The late philosopher Immanuel Kant attempted to answer the question of taste in his essay The Critique of Judgment.  I think that Kant’s ideas sound good in theory but are impossible in practice.  One of Kant’s major topics is that taste must be separate from all personal bias.  In order to achieve a “pure judgment of taste” the critic must be impartial to emotions and purpose of the work, in other words, disinterested.    A piece of government propaganda cannot be aesthetically beautiful because it was born with the purpose to persuade.  Pure art should have no purpose; it should simply be.  I disagree with Kant on this point.  I believe that the purpose of art is to convey an emotion in the mind of the beholder.  If a piece of art fails to do this then why even create it?  The purpose of art is to be enjoyed and savored, not robotically examined.

There are many things that are considered pleasurable.  Musical notes, the color green, flowers, all are pleasing to the senses but, according to Kant, they are not beautiful in themselves.  Kant proposes that it is not the individual parts that make something beautiful, but the “delineation” or form of the individual components.  In the words of Kant, “ a pure judgment of taste has for its determining ground neither charm nor emotion-in a word, no sensation as the material of aesthetic judgment.”  One must put all charms aside and look only at the form in order to recognize pure beauty.  Although his first point is almost irreconcilable to me, I do believe with Kant on this point.  The form of a piece of art is more important than the individual pieces because we perceive art as a whole entity, not a random assortment of parts.

In the late 20th century, a man named Pierre Boudieu conducted a large-scale study on the link between taste and social class.

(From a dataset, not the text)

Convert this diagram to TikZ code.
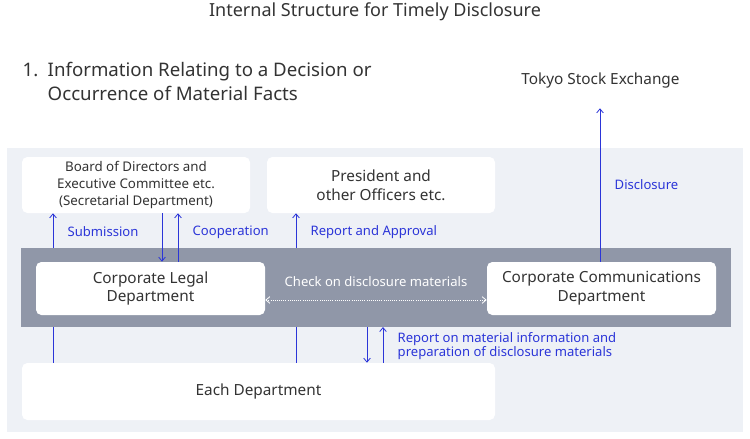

Between the years of 1963 and 1968 Bourdieu surveyed a group of 1,217 people who he divided into groups based on their economic and cultural backgrounds.  Bourdieu found very strong similarities within the groups and this led him to believe that taste is a learned element of culture, not an inherent quality that people are born with.  He divides taste into three categories: low brow, middle brow and high brow.  A person who has grown up around money and a culturally rich lifestyle will be more apt to like a “legitimate” work such as the song “Well-Tempered Clavier” than a person who was raised around “popular” works such as “insert popular work here.”

I strongly disagree with Bourdieu for many reasons.  His assumptions of what is legitimate and what is not are completely biased on social class.  According to Bourdieu, a large percentage of the population is automatically doomed to lowbrow taste with no consideration of the individual.  These assumptions are just as bad if not worse than racism.  Social class does not make one more tasteful than another.  Simply listening to a particular song or viewing a piece of art does not mean that one fully grasps its aesthetic essence.  Furthermore I believe that Bourdieu’s theory has become obsolete with the rise and widespread use of the Internet.  We are now in a new age, the information age in which cultural and social boundaries have become blurred and the standard of taste is eroding.

Before the invention and widespread use of the Internet there were indeed societal barriers to entry to “highbrow” art.  If one wanted to hear the latest piece by the symphony or view the most esteemed art of the time, a monetary payment was necessary.  Today a bum on the streets of New York can walk into a public library, access the internet, put on headphones and enjoy the Sydney Opera just as much or more than a person who is actually there.  In the past information and art was shared physically but today a song, dance, or piece of art can be sent to the farthest reaches of the globe in milliseconds.